Back to the music that Sturgill Simpson has recorded on his debut album; pedal steel is well to the fore,  and when it is played by Robbie Turner you know you're in safe hands. Add the piano of Hargus "Pig" Robbins and the other fine players and you understand these guys know exactly what they need to deliver. Recorded at Hillbilly Central and Falling Rock studios and produced by Dave Cobb, who has helmed a wide range of music as producer, guitarist and bassist. Here Cobb has given the songs what they need; warmth, clarity and energy. There are subtle uses of Mellotron strings on some tracks to give them a touch of countrypolitan. Speaking of which; whatever happened to the great Mike Ireland who explored that sound some years back?

The songs are all written about the concerns of being a working musician, the working man and someone who is working out relationships and reasons to be who he is. The title of the opening song kind of sums the album up in many ways Life ain't Fair and the WorldiIs Mean.
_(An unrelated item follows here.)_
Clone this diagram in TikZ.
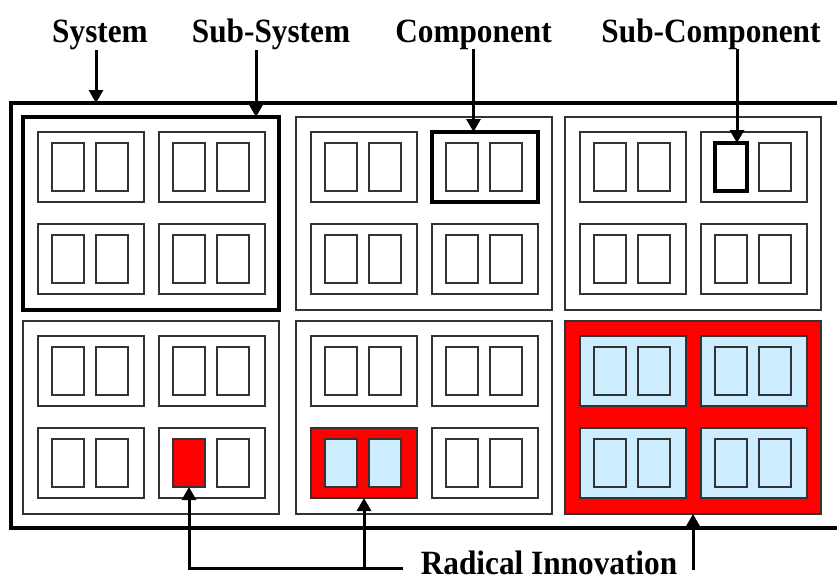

A song like Old King Coal considers the life of a miner. Sitting Here without You is classic heartbreak. And so it goes across this eminently playable album. 

Sturgill Simpson comes from a small town in Kentucky and the album is named for a cemetery where many of his family are buried,  but as the cover illustration indicates this is not in any way a depressing collection.  Rather, there is a positivity and colour to the performance that rings of integrity. He has a voice that echoes other classic country singers (not least Waylon Jennings) but one that will be become as distinctive as his heroes given time.